Davies himself carried on digging. He contacted celebrities whom former
Screws
employees indicated had been targeted and urged them to write to Scotland Yard. He also tracked down former
News of the World
reporters, private investigators and friends of Glenn Mulcaire. By this time, he was speaking regularly to Tom Watson, and both of them were talking to the Manchester lawyers Mark Lewis, now working for the law firm Stripes, and Charlotte Harris at JMW. All were on the edge of their respective fields, away from the centre of power: Watson was a backbencher; Lewis and Harris solicitors in provincial general practice rather than big London media firms; Davies was an outlier who rarely visited the
Guardian
’s offices. But together they continued to challenge the misinformation of News International and the Metropolitan Police.

On 4 April, Davies made a startling disclosure. Only eight phone hacking victims had been named in court – Jamie Lowther-Pinkerton, Helen Asprey, Paddy Harverson, Gordon Taylor, Max Clifford, Sky Andrew, Simon Hughes and Elle Macpherson – and ‘Yates of the Yard’ had told the Culture Committee that offences could be proved against only a small number of individuals.

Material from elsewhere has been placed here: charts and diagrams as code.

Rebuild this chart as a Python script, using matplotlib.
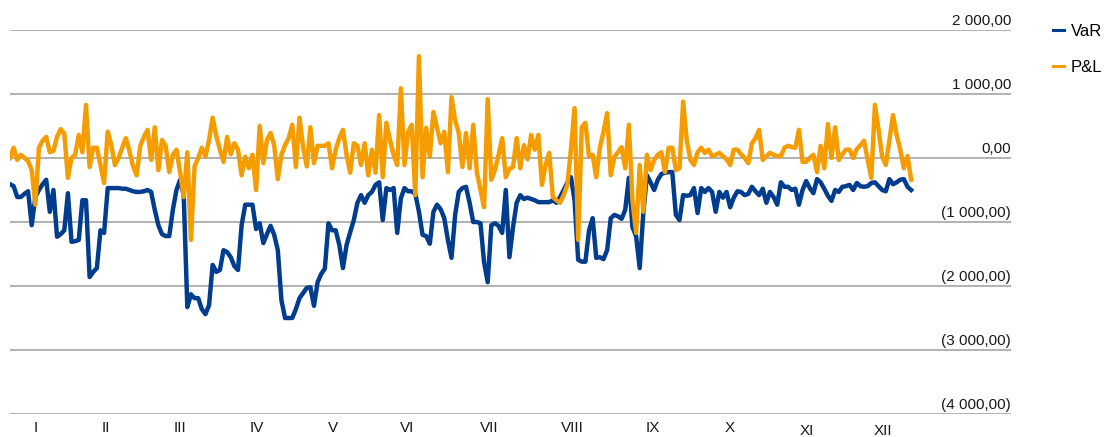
import matplotlib.pyplot as plt
from matplotlib import transforms

# daily values (trading days of the year)
var = [
    -410, -440, -610, -610, -560, -520, -1050, -610, -500, -410,
    -340, -840, -500, -1230, -1190, -1130, -550, -1310, -1300, -1280,
    -660, -660, -1860, -1780, -1720, -1130, -1170, -470, -470, -470,
    -470, -480, -480, -500, -520, -530, -530, -520, -500, -530,
    -810, -1050, -1190, -1220, -1220, -810, -500, -340, -580, -2330,
    -2130, -2190, -2190, -2360, -2440, -2300, -1670, -1780, -1750, -1440,
    -1470, -1550, -1690, -1750, -1050, -730, -730, -730, -1110, -1020,
    -1330, -1190, -1060, -1200, -1440, -2220, -2500, -2500, -2500, -2360,
    -2190, -2110, -2030, -2020, -2310, -1940, -1810, -1730, -1020, -1130,
    -1130, -1360, -1720, -1360, -1160, -970, -700, -580, -700, -580,
    -530, -420, -380, -970, -470, -500, -470, -1170, -630, -470,
    -520, -520, -560, -840, -1200, -1220, -1340, -840, -730, -800,
    -940, -1280, -1560, -890, -530, -470, -450, -700, -1000, -1000,
    -1020, -1630, -1940, -1050, -1020, -1060, -1170, -500, -1550, -1080,
    -700, -580, -640, -620, -640, -660, -690, -690, -690, -690,
    -660, -700, -610, -500, -390, -300, -660, -1590, -1620, -1620,
    -1130, -940, -1560, -1550, -1580, -1440, -940, -890, -910, -950,
    -810, -310, -1080, -1220, -1720, -860, -270, -380, -500, -340,
    -250, -230, -220, -220, -890, -970, -580, -590, -580, -470,
    -860, -470, -530, -470, -530, -840, -530, -620, -530, -770,
    -620, -520, -530, -580, -560, -450, -520, -580, -480, -700,
    -530, -610, -730, -380, -450, -450, -500, -480, -730, -500,
    -360, -470, -550, -330, -380, -480, -590, -670, -500, -530,
    -450, -440, -420, -500, -390, -440, -450, -440, -390, -380,
    -440, -500, -520, -330, -410, -380, -340, -330, -450, -500,
]

pnl = [
    0, 160, -30, 50, 0, -50, -190, -730, 160, 270,
    330, 90, 110, 330, 450, 380, -310, 0, 50, 360,
    90, 830, -140, 160, 160, -110, -390, 410, 200, -110,
    0, 160, 310, 110, -130, -270, 190, 330, 440, -30,
    480, -190, 280, 190, -220, 50, 130, -220, -610, 90,
    -1280, -130, 0, 160, 20, 280, 630, 340, 130, -60,
    330, 60, 230, 130, -270, 20, -160, 50, -500, 500,
    -80, 280, 390, 200, -330, 50, 200, 310, 520, -140,
    630, 170, -130, 480, -80, 190, 190, 190, 230, -160,
    130, 310, 440, 50, -230, 230, 190, -110, 230, -270,
    130, -230, 670, -300, 550, 280, 50, -110, 1090, -110,
    410, 520, -580, 1590, -300, 470, 20, 720, 470, 230,
    410, -220, 950, 590, 390, -140, 390, -160, 520, -220,
    -500, -770, 920, -340, -190, 50, 310, -300, -170, -140,
    310, -160, 200, -20, 360, 130, 360, -420, -110, 80,
    -610, -660, -700, -580, -420, 130, 780, -1280, 480, 550,
    20, 50, -300, 160, 410, 700, -270, 20, 90, 170,
    -160, 520, -660, -1170, -110, -840, 50, -190, -30, 50,
    90, -220, 160, 160, -190, -160, 880, 280, -30, -110,
    90, 160, 80, 130, 30, 50, 80, 30, -20, -110,
    130, 130, 60, 0, -80, 230, 310, 440, -30, 30,
    80, 50, 30, 30, 160, 190, 170, 160, 440, -60,
    -60, 0, 50, -220, 190, -160, 530, 0, 480, -30,
    60, 130, 130, 0, 140, 200, 270, -30, -310, 830,
    440, 20, -110, 280, 670, 360, 130, -160, 30, -340,
]

months = ['I', 'II', 'III', 'IV', 'V', 'VI', 'VII', 'VIII', 'IX', 'X', 'XI', 'XII']
month_pos = [7.2, 26.5, 47.0, 68.3, 89.2, 109.7, 132.4, 155.3, 177.7, 199.0, 220.2, 241.2]
yticks = [2000, 1000, 0, -1000, -2000, -3000, -4000]

blue = '#003D8E'
orange = '#F49C00'


def fmt(v):
    s = f"{abs(v):,.2f}".replace(',', ' ').replace('.', ',')
    return f"({s})" if v < 0 else s


plt.rcParams['font.family'] = ['Liberation Sans', 'DejaVu Sans']

fig = plt.figure(figsize=(11.05, 4.37), dpi=100)
ax = fig.add_axes([10 / 1105, 23 / 437, 1001 / 1105, 384 / 437])

days = list(range(len(var)))
ax.plot(days, var, color=blue, lw=3.2, label='VaR', solid_joinstyle='round', zorder=3)
ax.plot(days, pnl, color=orange, lw=3.2, label='P&L', solid_joinstyle='round', zorder=4)

ax.set_xlim(0, 276.6)
ax.set_ylim(-4000, 2000)
for s in ax.spines.values():
    s.set_visible(False)
ax.set_xticks([])
ax.set_yticks([])

for v in yticks:
    ax.axhline(v, color='#ABABAB', lw=1.3, zorder=1)

# value labels sit above each gridline at the right edge
ytrans = transforms.blended_transform_factory(ax.transAxes, ax.transData)
ytrans = transforms.offset_copy(ytrans, fig=fig, x=0, y=5, units='dots')
for v in yticks:
    ax.text(1.0, v, fmt(v), transform=ytrans, ha='right', va='baseline',
            fontsize=11, color='#1a1a1a')

xtrans = transforms.blended_transform_factory(ax.transData, ax.transAxes)
for p, m in zip(month_pos, months):
    yy = -0.044 if m in ('XI', 'XII') else -0.036
    ax.text(p, yy, m, transform=xtrans, ha='center', va='center',
            fontsize=11, color='#1a1a1a')

leg = ax.legend(loc='upper left', bbox_to_anchor=(1053 / 1105, 413 / 437),
                bbox_transform=fig.transFigure, frameon=False, fontsize=12,
                handlelength=0.66, handletextpad=0.4, labelspacing=1.25,
                borderpad=0, borderaxespad=0)
for h in leg.get_lines():
    h.set_linewidth(2.2)

fig.savefig('out.png', dpi=100)
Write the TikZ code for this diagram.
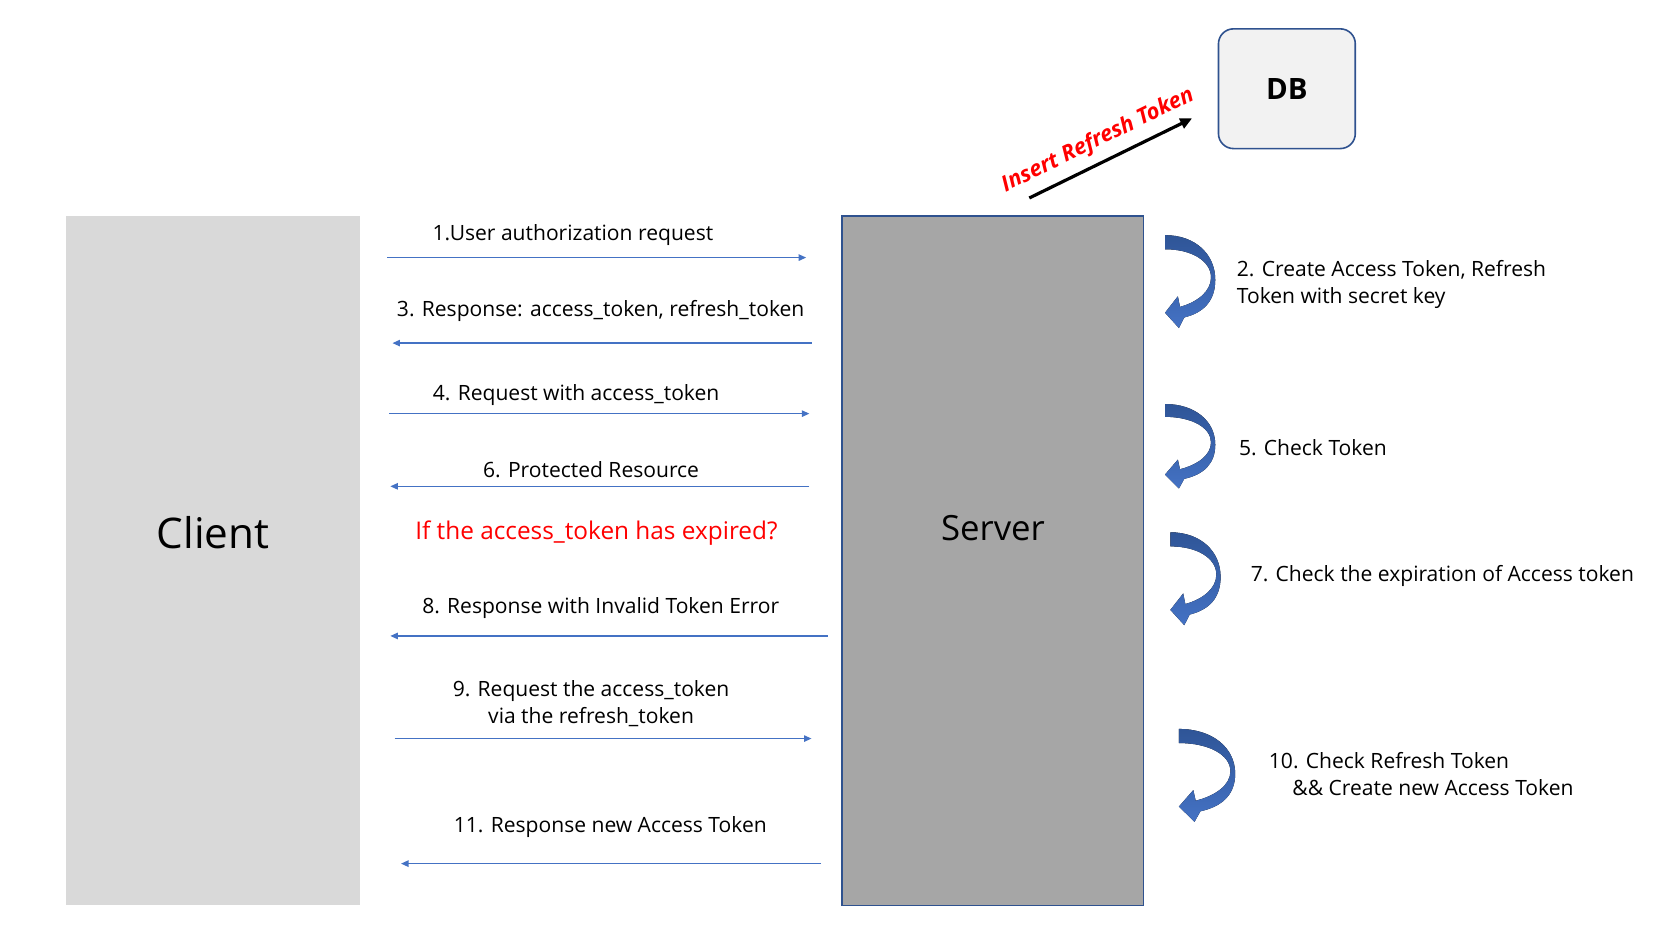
\documentclass[tikz,border=0pt]{standalone}
\usepackage{fontspec}
\setmainfont{Open Sans}
\usetikzlibrary{arrows.meta,calc}
\definecolor{msgblue}{HTML}{4472C4}
\definecolor{darkblue}{HTML}{2F5597}
\definecolor{edgeblue}{HTML}{2F528F}
\definecolor{clientgray}{HTML}{D9D9D9}
\definecolor{servergray}{HTML}{A6A6A6}
\definecolor{dbfill}{HTML}{F2F2F2}
\newcommand{\lbl}{\fontsize{19.7}{25}\selectfont}

\begin{document}
\begin{tikzpicture}[x=1pt,y=-1pt,
    msg/.style={color=msgblue,line width=1.2pt,-{Triangle[length=7pt,width=6pt]}},
    txt/.style={font=\lbl,inner sep=0pt},
    loopback/.pic={
        \fill[top color=darkblue,bottom color=msgblue] (0,0) .. controls (28,0) and (47,16) .. (47,38)
            .. controls (47,56) and (36,66) .. (18,70) -- (13,79) -- (0,66) -- (12,52) -- (14,61)
            .. controls (30,57) and (43,48) .. (43,36) .. controls (43,22) and (25,12) .. (0,12) -- cycle;
    }]
    \useasboundingbox (0,0) rectangle (1569,877.5);
    \node[fill=clientgray,minimum width=275,minimum height=645,inner sep=0pt] (client) at (199.5,524.5) {};
    \node[fill=servergray,draw=edgeblue,line width=1.5pt,minimum width=282,minimum height=645,inner sep=0pt] (server) at (929,524.5) {};
    \node[fill=dbfill,draw=edgeblue,line width=1.5pt,rounded corners=14pt,minimum width=128,minimum height=112,inner sep=0pt,font=\fontsize{27.5}{27.5}\selectfont\bfseries] (db) at (1204,83) {DB};
    \node[font=\fontsize{39.5}{39.5}\selectfont] (clientname) at ($(client)+(0,-26)$) {Client};
    \node[font=\fontsize{32.5}{32.5}\selectfont] (servername) at ($(server)+(0,-30)$) {Server};

    \draw[line width=3pt,-{Triangle[length=11pt,width=10pt]}] ($(server.north)+(34,-16)$) -- node[sloped,above=5pt,pos=0.48,text=red,font=\fontsize{20.5}{20.5}\selectfont\bfseries\itshape] (insert) {Insert Refresh Token} ($(db.south west)+(-24,-29)$);

    \node[txt] (m1) at (536,220) {1.User authorization request};
    \draw[msg] ($(client.east|-0,241)+(25,0)$) -- ($(server.west|-0,241)+(-33,0)$);
    \node[txt] (m3) at (562,291) {3. Response: access\_token, refresh\_token};
    \draw[msg] ($(server.west|-0,321)+(-28,0)$) -- ($(client.east|-0,321)+(30,0)$);
    \node[txt] (m4) at (539,370) {4. Request with access\_token};
    \draw[msg] ($(client.east|-0,387)+(27,0)$) -- ($(server.west|-0,387)+(-30,0)$);
    \node[txt] (m6) at (553,439) {6. Protected Resource};
    \draw[msg] ($(server.west|-0,455)+(-30,0)$) -- ($(client.east|-0,455)+(28,0)$);
    \node[txt,text=red,font=\fontsize{22.8}{22.8}\selectfont] (expired) at (558,499) {If the access\_token has expired?};
    \node[txt] (m8) at (562,569) {8. Response with Invalid Token Error};
    \draw[msg] ($(server.west|-0,595)+(-13,0)$) -- ($(client.east|-0,595)+(28,0)$);
    \node[txt,align=center] (m9) at (553,658) {9. Request the access\_token\\ via the refresh\_token};
    \draw[msg] ($(client.east|-0,691)+(32,0)$) -- ($(server.west|-0,691)+(-28,0)$);
    \node[txt] (m11) at (571,774) {11. Response new Access Token};
    \draw[msg] ($(server.west|-0,808)+(-19,0)$) -- ($(client.east|-0,808)+(38,0)$);

    \pic[yscale=1.1] at (1090,220) {loopback};
    \node[txt,anchor=west,align=left] (s2) at (1157,266) {2. Create Access Token, Refresh\\Token with secret key};
    \pic at (1090,378) {loopback};
    \node[txt,anchor=west] (s5) at (1159,419) {5. Check Token};
    \pic[yscale=1.1] at (1095,498) {loopback};
    \node[txt,anchor=west] (s7) at (1170,539) {7. Check the expiration of Access token};
    \pic[xscale=1.12,yscale=1.1] at (1103,682) {loopback};
    \node[txt,anchor=west,align=left] (s10) at (1187,724) {10. Check Refresh Token\\\hspace*{22pt}\&\& Create new Access Token};
\end{tikzpicture}
\end{document}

Yet in an answer to a Freedom of Information request by the
Guardian
, Scotland Yard admitted that Mulcaire’s notes had contained no fewer than 4,332 names or partial names of people, 2,978 numbers or partial numbers for mobile phones and thirty audio recordings of voicemail messages. It was now incontrovertible that the true number of victims might not just be eight, or even scores, but thousands – people from all walks of life, rich and poor, famous and anonymous, whose messages had been secretly tracked, hacked and retailed by the country’s largest news group. He also disclosed the existence of the secret agreement between the Crown Prosecution Service and the Metropolitan Police in July 2006 (see Chapter 4) that the case presented in court should be ‘deliberately limited’ to ‘less sensitive’ witnesses, thus excluding more high-profile, newsworthy victims, such as Princes William and Harry.